Le Zéro et l’Infini raconte l’internement et le procès de Roubachov, un homme politique qui est interné et jugé car il est suspecté d’opposition au parti. Il subira une torture mentale pour avouer ses actes contre-révolutionnaires (dont la plupart sont inventés). Dans cette œuvre révolutionnaire, Koestler fait une critique du bolchevisme à une époque où les intellectuels européens l’admiraient, du moins admiraient ce qu’il laissait paraître. Koestler a été vivement critiqué en 1946 lors de la publication de cet ouvrage, étant jugé d’anti-communiste. On pensait plus fiables les dires de Sartre en 1957 sur la totale liberté de critique en URSS…
Il y a beaucoup à dire sur l’aspect historique de cette œuvre et sur la critique directe de la Grande Purge Stalinienne mais ce qui m’a particulièrement plu dans cette œuvre c’est la réflexion de Roubachov, l’idéal-type du politique-révolutionnaire.

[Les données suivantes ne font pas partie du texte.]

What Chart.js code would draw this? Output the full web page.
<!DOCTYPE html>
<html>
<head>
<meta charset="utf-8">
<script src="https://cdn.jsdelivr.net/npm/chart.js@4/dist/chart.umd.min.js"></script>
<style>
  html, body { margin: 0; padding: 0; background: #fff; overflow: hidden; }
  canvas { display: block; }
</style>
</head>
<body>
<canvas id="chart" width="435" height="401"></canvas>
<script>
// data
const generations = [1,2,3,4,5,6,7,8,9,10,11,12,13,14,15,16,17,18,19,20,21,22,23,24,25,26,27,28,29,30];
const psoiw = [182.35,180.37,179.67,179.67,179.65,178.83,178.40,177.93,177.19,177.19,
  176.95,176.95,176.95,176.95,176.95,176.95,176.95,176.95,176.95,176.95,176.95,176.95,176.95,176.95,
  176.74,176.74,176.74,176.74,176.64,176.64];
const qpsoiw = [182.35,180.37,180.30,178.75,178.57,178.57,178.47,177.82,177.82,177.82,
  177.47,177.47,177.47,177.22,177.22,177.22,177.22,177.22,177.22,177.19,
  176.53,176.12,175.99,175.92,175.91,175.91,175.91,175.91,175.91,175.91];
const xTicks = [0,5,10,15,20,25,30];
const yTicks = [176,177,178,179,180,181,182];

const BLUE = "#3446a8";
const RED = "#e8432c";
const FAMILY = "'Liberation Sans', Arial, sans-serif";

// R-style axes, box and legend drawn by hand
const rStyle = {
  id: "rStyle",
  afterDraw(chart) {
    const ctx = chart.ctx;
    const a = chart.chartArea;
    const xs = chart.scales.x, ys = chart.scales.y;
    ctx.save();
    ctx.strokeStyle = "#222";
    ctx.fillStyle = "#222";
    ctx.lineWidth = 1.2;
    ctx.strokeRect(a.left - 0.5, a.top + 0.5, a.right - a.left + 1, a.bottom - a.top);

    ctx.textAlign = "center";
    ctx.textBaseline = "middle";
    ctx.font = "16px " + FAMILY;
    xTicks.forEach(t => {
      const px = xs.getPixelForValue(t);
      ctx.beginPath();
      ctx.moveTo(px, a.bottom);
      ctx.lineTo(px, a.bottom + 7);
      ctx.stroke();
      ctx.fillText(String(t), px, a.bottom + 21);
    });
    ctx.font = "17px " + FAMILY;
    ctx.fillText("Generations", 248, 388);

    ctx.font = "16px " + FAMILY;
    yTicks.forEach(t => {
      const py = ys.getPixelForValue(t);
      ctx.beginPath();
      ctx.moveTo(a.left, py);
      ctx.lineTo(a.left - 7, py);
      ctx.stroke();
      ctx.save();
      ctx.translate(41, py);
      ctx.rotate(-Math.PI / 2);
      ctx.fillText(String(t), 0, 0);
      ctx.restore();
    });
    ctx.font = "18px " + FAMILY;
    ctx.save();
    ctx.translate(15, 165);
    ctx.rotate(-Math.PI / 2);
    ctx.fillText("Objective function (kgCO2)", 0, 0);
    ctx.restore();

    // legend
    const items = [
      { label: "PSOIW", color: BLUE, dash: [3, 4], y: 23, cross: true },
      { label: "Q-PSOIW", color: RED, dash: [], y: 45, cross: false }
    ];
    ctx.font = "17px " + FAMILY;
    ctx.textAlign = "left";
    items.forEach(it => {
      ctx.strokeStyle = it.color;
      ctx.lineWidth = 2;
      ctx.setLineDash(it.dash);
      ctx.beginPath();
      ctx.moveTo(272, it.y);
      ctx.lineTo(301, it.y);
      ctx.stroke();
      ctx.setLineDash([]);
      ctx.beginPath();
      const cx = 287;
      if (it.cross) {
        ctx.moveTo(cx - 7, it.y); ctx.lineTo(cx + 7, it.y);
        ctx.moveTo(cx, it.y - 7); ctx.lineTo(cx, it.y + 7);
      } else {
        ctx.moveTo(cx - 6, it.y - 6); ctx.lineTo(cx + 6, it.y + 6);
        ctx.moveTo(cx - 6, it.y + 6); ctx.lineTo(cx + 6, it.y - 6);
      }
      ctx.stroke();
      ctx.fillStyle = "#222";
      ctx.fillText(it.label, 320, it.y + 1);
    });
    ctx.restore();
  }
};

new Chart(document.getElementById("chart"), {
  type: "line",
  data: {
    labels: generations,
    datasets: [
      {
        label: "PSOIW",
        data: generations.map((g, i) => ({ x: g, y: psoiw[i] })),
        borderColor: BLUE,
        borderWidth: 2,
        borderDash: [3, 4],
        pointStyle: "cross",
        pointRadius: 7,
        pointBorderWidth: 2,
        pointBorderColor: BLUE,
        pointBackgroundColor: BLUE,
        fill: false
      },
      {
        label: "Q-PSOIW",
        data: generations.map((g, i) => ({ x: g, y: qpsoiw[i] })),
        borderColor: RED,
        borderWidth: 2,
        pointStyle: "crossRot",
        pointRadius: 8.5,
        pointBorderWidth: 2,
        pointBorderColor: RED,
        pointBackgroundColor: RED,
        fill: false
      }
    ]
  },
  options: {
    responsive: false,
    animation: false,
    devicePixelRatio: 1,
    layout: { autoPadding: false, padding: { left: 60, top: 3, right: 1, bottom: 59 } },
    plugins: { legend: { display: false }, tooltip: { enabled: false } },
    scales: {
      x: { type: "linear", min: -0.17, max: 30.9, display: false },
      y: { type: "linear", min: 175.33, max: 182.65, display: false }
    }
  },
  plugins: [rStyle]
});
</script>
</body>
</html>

Roubachov n’est pas un héros. Il a fait à plusieurs reprises des actes peu scrupuleux envers certains collègues qu’il jugeait inutiles au parti. Ce qu’il y a d’intéressant c’est qu’il n’est pas singulièrement mauvais, mais il est seulement trop rationnel. Roubachov est quelqu’un qui pense beaucoup, c’est un vrai intellectuel et veut agir en tant que tel. Or, ce livre nous montre les fragilités d’un raisonnement poussé à l’extrême qui se retrouve forcément face à une limite : la théorie c’est bien mais parfois il faut se confronter à la réalité de la vie. En effet, vouant sa vie à la Révolution Roubachov opte pour une manière de penser extrêmement rude : il expulse de ses actes/choix tout sentiment et ne fait que des actes rationnels, qui sont utiles à l’idéologie.
Dans la philosophie de l’idéal-type révolutionnaire (de Roubachov), [qui est assez extrême, attention] : les abus des régimes totalitaires sont tolérables car ceux-ci font souffrir des millions de gens maintenant, pour permettre l’accomplissement d’un futur heureux pour les générations suivantes (c’est « la fin justifie les moyens » de Machiavel). Pour Roubachov, l’individu n’existe pas, ce n’est qu’une fiction grammaticale (un « je » qui n’existe pas) car toutes ses actions ne peuvent se comprendre que dans le cadre d’une collectivité (le « je » est remplacé par le « nous » qui, lui, est réel). Ainsi dès qu’un homme refuse de se soumettre à l’idéologie, on le tue car sa vie ne vaut rien aux intérêts collectifs. L’individu n’est rien (0) l’idéologie est tout (infini).
Or, ce livre nous montre les limites d’un tel raisonnement car, selon Roubachov, la mise à mort est un acte rationnel. Tous châtiment intermédiaire serait une forme de sentiment (pitié, compassion…). Or, un sentiment est irrationnel. Mais il comprendra très vite qu’avoir la mort en face de soi n’est pas la même chose que de réfléchir dessus. Il comprendra alors l’importance de la vie d’un homme mais c’est déjà trop tard.
Ce livre est alors une mise en garde : suivre un idéal trop fermement peut avoir des limites (il est important de prendre du recul sur nos réflexions et surtout de toujours y intégrer l’éthique) et il faut parfois ouvrir les yeux sur la réalité (ce que beaucoup d’autres intellectuels des années 40/50/60 n’avaient pas fait face à l’utopie communiste).